Shipwreck and treasure recovery

The Hamilla Mitchell was a ship owned by Thomas Mitchell of Glasgow, which left Gravesend, England on 5 April 1869 and sank on the Leuconna Rock near Shanghai in August 1869 whilst carrying cargo valued at £150,000 and £50,000 in coins. The crew survived. A large amount of the cargo was subsequently salvaged using specialised diving equipment and after escaping Chinese pirates.

==Recovery of treasure==
The underwriters paid Captain Lodge to recover the treasure, who then secured the services of divers Robert Ridyard and William Penk of Liverpool. They made their way to Shanghai and chartered a small vessel to approach the Hamilla Mitchell. As the Hamilla Mitchell was among high rocks, they then used the small boat that they had towed. Using specialised diving apparatus, Ridyard and Penk located the Hamilla Mitchell with its stern over-hanging deep water. Ridyard managed to break into the strong room. Inside the strong room were treasure chests, many of which had fallen apart, with the floor covered in gold coins.
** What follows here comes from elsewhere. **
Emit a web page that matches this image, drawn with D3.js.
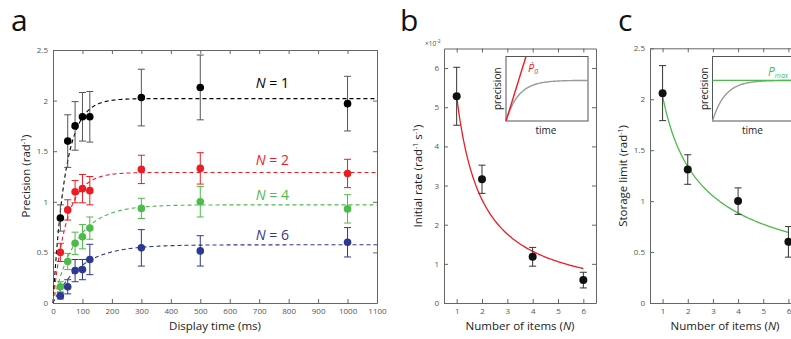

Ridyard undertook 4 trips down to the strong room and was able to bring to the surface £40,000 coins, consisting of at least 64 boxes
After resurfacing, Captain Lodge, Ridyard and Penk became aware of Chinese pirate junks in large numbers pursuing them. The pirates pursued them until sunset, when they were able to safety get to Shanghai with their treasure. A newspaper article from 1910 states that: "The balance was recovered some time later."

==Features and history==
The Hamilla Mitchell was owned by Thomas Mitchell of Glasgow and commanded by Captain Branscombe. It was made out of iron and weighed almost 1000 tons. She had been launched in 1864 and built by Denny & Rankin, Dumbarton, the second ship of that name for John Mitchell named after his daughter. Her first voyage was to New Zealand.